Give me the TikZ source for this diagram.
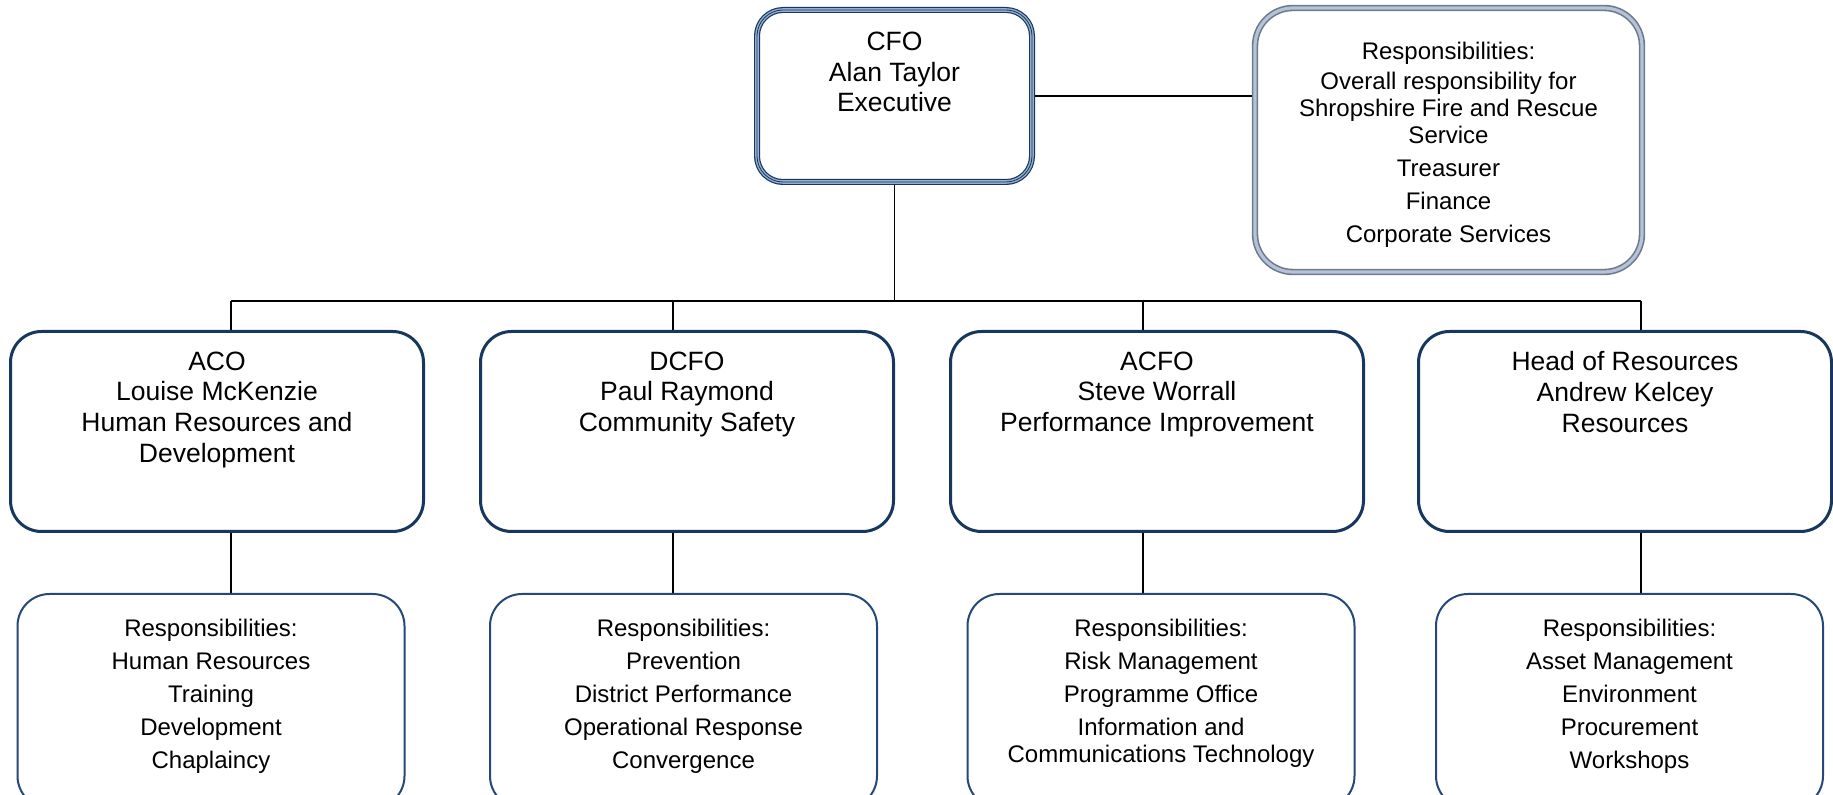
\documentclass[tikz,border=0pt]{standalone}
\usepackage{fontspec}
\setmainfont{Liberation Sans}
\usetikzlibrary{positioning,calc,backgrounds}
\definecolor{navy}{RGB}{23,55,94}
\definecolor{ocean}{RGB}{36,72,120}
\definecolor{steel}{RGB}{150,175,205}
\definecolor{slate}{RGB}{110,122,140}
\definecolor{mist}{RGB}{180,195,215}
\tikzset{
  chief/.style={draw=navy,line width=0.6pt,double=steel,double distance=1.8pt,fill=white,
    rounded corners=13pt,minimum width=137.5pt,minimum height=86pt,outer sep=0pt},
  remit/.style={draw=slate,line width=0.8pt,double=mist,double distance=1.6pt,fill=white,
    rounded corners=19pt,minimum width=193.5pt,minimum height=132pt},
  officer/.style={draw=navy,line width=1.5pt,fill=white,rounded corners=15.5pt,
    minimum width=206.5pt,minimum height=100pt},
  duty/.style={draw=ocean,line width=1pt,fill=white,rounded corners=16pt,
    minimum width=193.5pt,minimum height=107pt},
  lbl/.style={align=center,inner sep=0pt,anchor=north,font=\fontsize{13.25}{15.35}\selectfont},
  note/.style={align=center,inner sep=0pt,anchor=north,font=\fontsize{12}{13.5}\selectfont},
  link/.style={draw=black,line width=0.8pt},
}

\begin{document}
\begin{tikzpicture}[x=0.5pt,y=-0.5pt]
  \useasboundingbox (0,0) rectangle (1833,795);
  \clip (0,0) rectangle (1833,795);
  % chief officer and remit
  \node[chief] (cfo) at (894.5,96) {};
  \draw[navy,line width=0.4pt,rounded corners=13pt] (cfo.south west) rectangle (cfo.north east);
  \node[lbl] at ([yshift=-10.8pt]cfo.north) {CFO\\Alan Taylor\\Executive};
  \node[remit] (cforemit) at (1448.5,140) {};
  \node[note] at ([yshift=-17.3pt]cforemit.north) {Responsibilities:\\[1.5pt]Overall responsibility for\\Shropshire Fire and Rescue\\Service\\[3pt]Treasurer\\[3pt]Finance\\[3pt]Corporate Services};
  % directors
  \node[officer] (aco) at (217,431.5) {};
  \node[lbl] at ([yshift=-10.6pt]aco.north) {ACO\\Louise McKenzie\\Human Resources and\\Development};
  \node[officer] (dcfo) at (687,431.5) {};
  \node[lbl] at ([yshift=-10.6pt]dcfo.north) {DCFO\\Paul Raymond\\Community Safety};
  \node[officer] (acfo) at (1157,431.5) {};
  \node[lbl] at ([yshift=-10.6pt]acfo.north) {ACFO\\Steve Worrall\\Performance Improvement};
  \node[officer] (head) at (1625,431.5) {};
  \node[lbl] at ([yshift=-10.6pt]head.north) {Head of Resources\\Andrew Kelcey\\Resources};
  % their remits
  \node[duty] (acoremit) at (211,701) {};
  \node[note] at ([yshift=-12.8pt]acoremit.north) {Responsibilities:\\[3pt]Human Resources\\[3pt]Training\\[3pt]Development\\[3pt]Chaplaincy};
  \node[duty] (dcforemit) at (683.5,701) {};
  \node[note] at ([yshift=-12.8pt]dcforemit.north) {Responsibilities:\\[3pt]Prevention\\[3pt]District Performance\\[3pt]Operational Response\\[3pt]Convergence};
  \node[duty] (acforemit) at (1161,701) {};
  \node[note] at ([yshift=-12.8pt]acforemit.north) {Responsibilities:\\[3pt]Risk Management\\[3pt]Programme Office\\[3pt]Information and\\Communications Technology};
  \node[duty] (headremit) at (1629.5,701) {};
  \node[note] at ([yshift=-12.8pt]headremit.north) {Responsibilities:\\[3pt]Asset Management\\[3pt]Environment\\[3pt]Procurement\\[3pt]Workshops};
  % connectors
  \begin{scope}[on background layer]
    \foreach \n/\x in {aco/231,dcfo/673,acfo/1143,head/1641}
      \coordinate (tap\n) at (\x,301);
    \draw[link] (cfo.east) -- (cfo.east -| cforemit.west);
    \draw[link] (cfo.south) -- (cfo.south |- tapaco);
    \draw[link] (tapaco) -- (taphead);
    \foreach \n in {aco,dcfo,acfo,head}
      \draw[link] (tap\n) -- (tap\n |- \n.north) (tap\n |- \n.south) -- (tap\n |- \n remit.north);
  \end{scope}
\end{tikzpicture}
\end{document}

-*-

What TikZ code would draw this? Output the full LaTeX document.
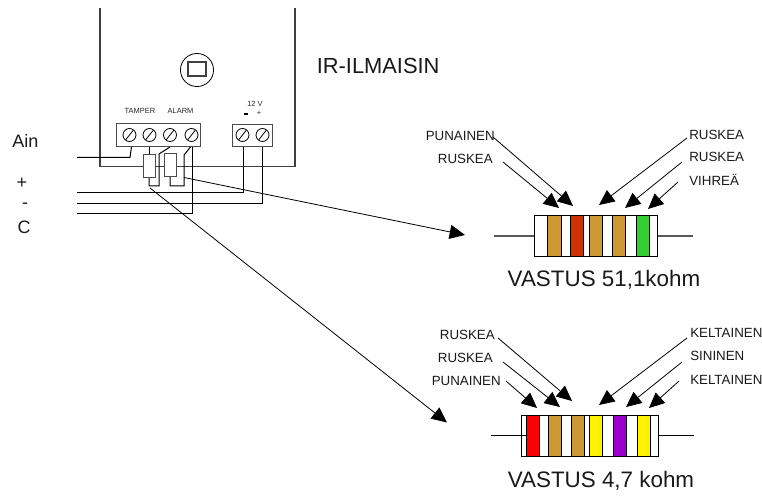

-*-

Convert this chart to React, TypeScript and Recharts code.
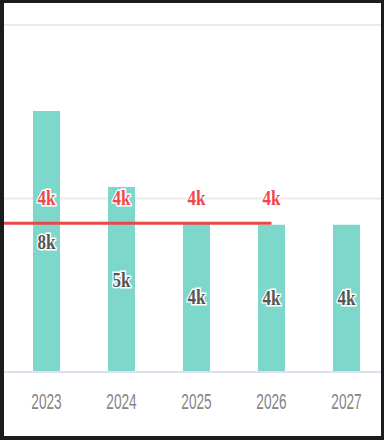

-*-

Short problem —
From the data above, gather every line that includes the word "code".

Written answer —
What TikZ code would draw this? Output the full LaTeX document.
Convert this chart to React, TypeScript and Recharts code.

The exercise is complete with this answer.